Freezer Buying Guide

From mixed vegetables to ice cream and everything in between, maintaining a stockpile of frozen goods is an excellent way to manage your groceries and also ensures that you're never left staring at an empty cupboard with your stomach rumbling. There are many factors to take into account when selecting a freezer.

1. Measure your space

The first step to choosing the perfect freezer is working out the dimensions of your available space. Not only will you need enough room to accommodate the physical size of the freezer, you'll also have to take clearance space into account. This allows for proper ventilation, ensuring that your freezer can regulate its temperature and continue functioning to its potential. The amount of space required will vary depending on the model you choose. In some cases, if you fail to leave enough space, you may even invalidate your warranty. We know you want to maximise the space in your kitchen, but don't forget to take the freezer doors into account! They will need some wriggle room in order to swing open and closed, so don't slot the machine in too snugly against the surrounding walls.

2. Size of the freezer

It might seem like buying the largest freezer possible is your best choice, but there's little point in buying a cavernous machine if you're not going to be using all of its storage potential.
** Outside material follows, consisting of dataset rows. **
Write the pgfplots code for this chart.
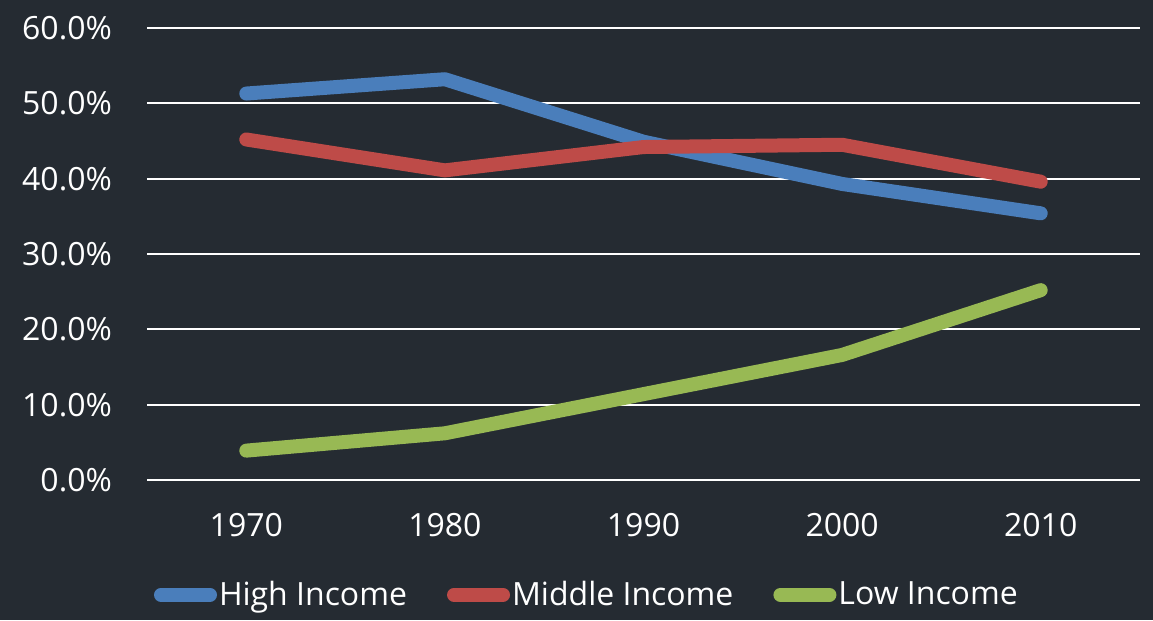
\documentclass[border=0pt]{standalone}
\usepackage{pgfplots}
\pgfplotsset{compat=1.18}
\usepackage{fontspec}
\setmainfont{Open Sans}
\usetikzlibrary{backgrounds}

\definecolor{bg}{HTML}{252B32}
\definecolor{hiblue}{HTML}{4A7EBB}
\definecolor{midred}{HTML}{BE4B48}
\definecolor{logreen}{HTML}{98B954}

\begin{document}
\begin{tikzpicture}
\begin{axis}[
    scale only axis,
    width=496.5pt, height=226pt,
    xmin=-0.5, xmax=4.5,
    ymin=0, ymax=60,
    xtick={0,1,2,3,4},
    xticklabels={1970,1980,1990,2000,2010},
    ytick={0,10,20,30,40,50,60},
    yticklabels={0.0\%,10.0\%,20.0\%,30.0\%,40.0\%,50.0\%,60.0\%},
    ymajorgrids,
    grid style={white, line width=0.9pt},
    axis line style={draw=none},
    tick style={draw=none},
    ticklabel style={font=\fontsize{16}{19}\selectfont, text=white},
    xticklabel style={yshift=-13pt},
    yticklabel style={xshift=-14pt},
    every axis plot/.append style={line width=7pt, line cap=round, line join=round, mark=none},
    legend columns=3,
    legend style={at={(0.443,-0.254)}, anchor=center, draw=none, fill=none,
        font=\fontsize{16}{19}\selectfont, text=white,
        nodes={inner sep=1pt},
        /tikz/every even column/.append style={column sep=19pt}},
    legend image code/.code={\draw[#1, line width=7pt, line cap=round] (3.5pt,0) -- (28pt,0);},
]
\addplot[hiblue] coordinates {(0,51.3) (1,53.2) (2,44.9) (3,39.3) (4,35.4)};
\addlegendentry{High Income}
\addplot[midred] coordinates {(0,45.2) (1,41.1) (2,44.2) (3,44.5) (4,39.6)};
\addlegendentry{Middle Income}
\addplot[logreen] coordinates {(0,3.9) (1,6.2) (2,11.4) (3,16.6) (4,25.2)};
\addlegendentry{Low Income}
\coordinate (sw) at (rel axis cs:0,0);
\coordinate (ne) at (rel axis cs:1,1);
\end{axis}
\begin{pgfonlayer}{background}
\fill[bg] ([xshift=-73.5pt,yshift=-70pt]sw) rectangle ([xshift=6.5pt,yshift=14pt]ne);
\end{pgfonlayer}
\end{tikzpicture}
\end{document}
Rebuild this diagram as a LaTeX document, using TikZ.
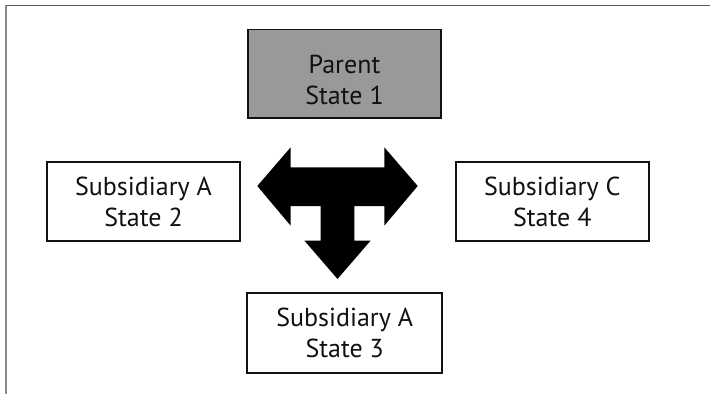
\documentclass[tikz,border=0pt]{standalone}
\usepackage{fontspec}
\setmainfont{PT Sans}
\definecolor{frameline}{HTML}{555555}
\definecolor{frameside}{HTML}{888888}
\definecolor{boxline}{HTML}{111111}
\definecolor{parentfill}{HTML}{999999}
\begin{document}
\begin{tikzpicture}[
    x=1pt,
    y=-1pt,
    font=\fontsize{26}{31}\selectfont,
    box/.style={draw=boxline, line width=1.5pt, fill=white, text=boxline, align=center, inner sep=0pt, minimum width=193pt, minimum height=79pt},
    bigarrow/.style={fill=black}
]
\useasboundingbox (0,0) rectangle (710,394);

% page frame, cut off at right and bottom
\draw[frameline, line width=1.5pt] (5.3,5.3) -- (710,5.3);
\draw[frameside, line width=1.5pt] (6,5.3) -- (6,394);

\node[box, fill=parentfill, minimum height=88.5pt,
    label={[align=center, text=boxline, yshift=-6pt]center:Parent\\State 1}] (parent) at (344.5,73.5) {};
\node[box] (subA) at (143.5,201.7) {Subsidiary A\\State 2};
\node[box] (subC) at (552.3,201.7) {Subsidiary C\\State 4};
\node[box, minimum width=195pt, minimum height=80pt] (subB) at (344.7,333) {Subsidiary A\\State 3};

% three-headed block arrow
\fill[bigarrow, shift={(337.5,186)}]
    (-80.2,0) -- (-46.8,-38.7) -- (-46.8,-18.7) -- (46.8,-18.7) -- (46.8,-38.7)
    -- (80.2,0) -- (46.8,39.7) -- (46.8,20) -- (16.8,20) -- (16.8,54.5)
    -- (33.2,54.5) -- (0,93) -- (-33.2,54.5) -- (-16.8,54.5) -- (-16.8,20)
    -- (-46.8,20) -- (-46.8,39.7) -- cycle;
\end{tikzpicture}
\end{document}
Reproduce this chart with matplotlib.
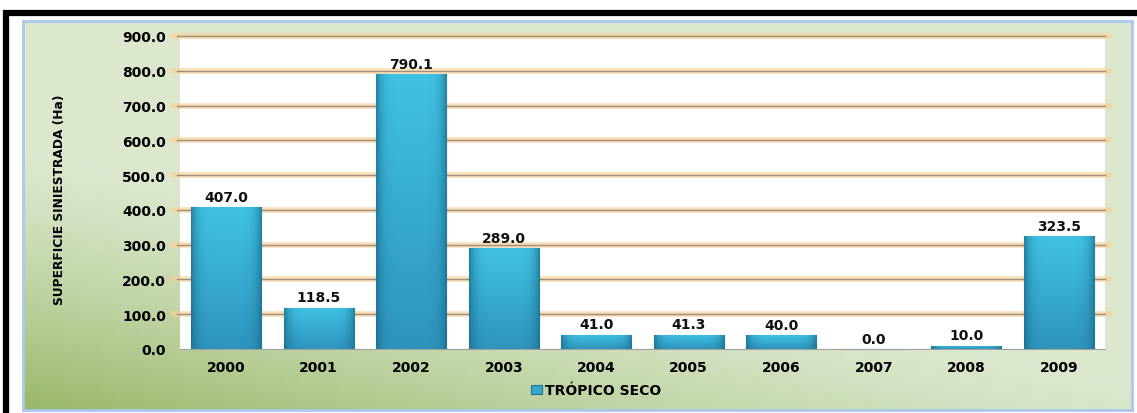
import numpy as np
import matplotlib
matplotlib.use('Agg')
import matplotlib.pyplot as plt
from matplotlib.patches import Rectangle

years = ['2000', '2001', '2002', '2003', '2004', '2005', '2006', '2007', '2008', '2009']
superficie = [407.0, 118.5, 790.1, 289.0, 41.0, 41.3, 40.0, 0.0, 10.0, 323.5]
serie = 'TRÓPICO SECO'
yticks = [0, 100, 200, 300, 400, 500, 600, 700, 800, 900]

W, H = 1137, 414
fig = plt.figure(figsize=(W / 100, H / 100), dpi=100)
fig.patch.set_facecolor('white')

# outer black frame + gradient green panel
fig.patches.append(Rectangle((6 / W, -0.1), 1.1, (H - 14) / H + 0.1, transform=fig.transFigure,
                             facecolor='none', edgecolor='black', linewidth=4.5))
bg = fig.add_axes([23 / W, (H - 411) / H, (1132 - 23) / W, (411 - 22) / H])
u, v = np.meshgrid(np.linspace(0, 1, 200), np.linspace(0, 1, 100))
d = np.clip(1.0 - (u * 0.9 + v * 1.5), 0, 1) ** 1.3
light = np.array([0.86, 0.91, 0.81])
dark = np.array([0.60, 0.72, 0.41])
img = light[None, None, :] * (1 - d[..., None]) + dark[None, None, :] * d[..., None]
bg.imshow(img, origin='lower', aspect='auto', extent=(0, 1, 0, 1))
bg.set_xticks([]); bg.set_yticks([])
for s in bg.spines.values():
    s.set_color('#a9c8ec')
    s.set_linewidth(2)

ax = fig.add_axes([180 / W, (H - 350) / H, (1105 - 180) / W, (350 - 37) / H])
ax.set_facecolor('white')
x = np.arange(len(years))

# glowing gridlines
for t in yticks[1:]:
    ax.axhline(t, xmin=-0.008, xmax=1.005, color='#fbcf95', linewidth=4, alpha=0.7,
               clip_on=False, zorder=1, solid_capstyle='round')
    ax.axhline(t, xmin=-0.003, xmax=1.0, color='#9a8f80', linewidth=1.0, clip_on=False, zorder=1.5)

bars = ax.bar(x, superficie, width=0.76, color='#35a9cf', edgecolor='#1d7594',
              linewidth=0.8, zorder=2, label=serie)

# cylinder-like shading of each bar
xs = np.linspace(-1, 1, 64)
ys = np.linspace(0, 1, 64)
X, Y = np.meshgrid(xs, ys)
c_top = np.array([0.25, 0.76, 0.89])
c_bot = np.array([0.18, 0.58, 0.74])
c_edge = np.array([0.09, 0.40, 0.52])
base = c_bot[None, None, :] * (1 - Y[..., None]) + c_top[None, None, :] * Y[..., None]
e = (np.abs(X) ** 6)[..., None] * 0.7
shade = base * (1 - e) + c_edge[None, None, :] * e
for b in bars:
    h = b.get_height()
    if h <= 0:
        continue
    im = ax.imshow(shade, origin='lower', aspect='auto', zorder=2.1,
                   extent=(b.get_x(), b.get_x() + b.get_width(), 0, h))
    im.set_clip_path(b)

for xi, val in zip(x, superficie):
    ax.text(xi, val + 10, f'{val:.1f}', ha='center', va='bottom',
            fontsize=10, fontweight='bold', color='#111111', zorder=4)

ax.set_xlim(-0.5, len(years) - 0.5)
ax.set_ylim(0, 900)
ax.set_xticks(x)
ax.set_xticklabels(years, fontsize=10, fontweight='bold')
ax.set_yticks(yticks)
ax.set_yticklabels([f'{t:.1f}' for t in yticks], fontsize=10, fontweight='bold')
ax.tick_params(length=0, pad=10)
ax.tick_params(axis='x', pad=8)
for s in ['top', 'right', 'left']:
    ax.spines[s].set_visible(False)
ax.spines['bottom'].set_color('#a0a0a0')
ax.spines['bottom'].set_zorder(3)

fig.text(60 / W, 1 - 200 / H, 'SUPERFICIE SINIESTRADA (Ha)', rotation=90,
         ha='center', va='center', fontsize=8.8, fontweight='bold')

fig.legend(handles=[bars], labels=[serie], loc='center',
           bbox_to_anchor=(596 / W, 1 - 391 / H), frameon=False,
           handlelength=0.8, handleheight=0.6, handletextpad=0.2,
           prop={'size': 10, 'weight': 'bold'})

fig.savefig('out.png', dpi=100)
Be realistic about your household's needs and think carefully about the space you're going to require.

  • Family of four - 200-300 litres
  • Family of five - 300+ litres

These behemoths often come equipped with an array of gadgets and gizmos to assist you in the kitchen. They also typically feature a veritable Rubik's Cube of shelves, drawers and compartments that allow you to arrange all your frozen goods in the configuration of your choosing. On the other hand, if you're living on your own, with your partner, or are part of the 11 per cent of Australians living in apartments, according to the latest figures released by the Australian Bureau of Statistics, you'll probably be leaning towards fridge-freezers with a smaller capacity that will still fulfil your storage requirements.

  • Living alone - 50-100 litres
  • A couple - 100-200 litres

What these smaller machines lack in size they make up for in convenience and efficiency. By keeping the space limited, you're also less likely to unearth mysterious bags of unidentifiable food from the depths of the freezer where you stored them years ago.

3. Layout of freezer placement

There are a few different types of freezers on the market that may or may not be right for you, depending on your household's needs and your home's available space. Chest Freezers - Capable of storing large amounts of frozen goods, they are an excellent option for those with a particularly hungry household. They are typically less expensive than their standing cousins, and their large capacity makes them excellent for storing large slabs of meat. Due to their flat design, chest freezers may also be more effective at keeping their contents frozen.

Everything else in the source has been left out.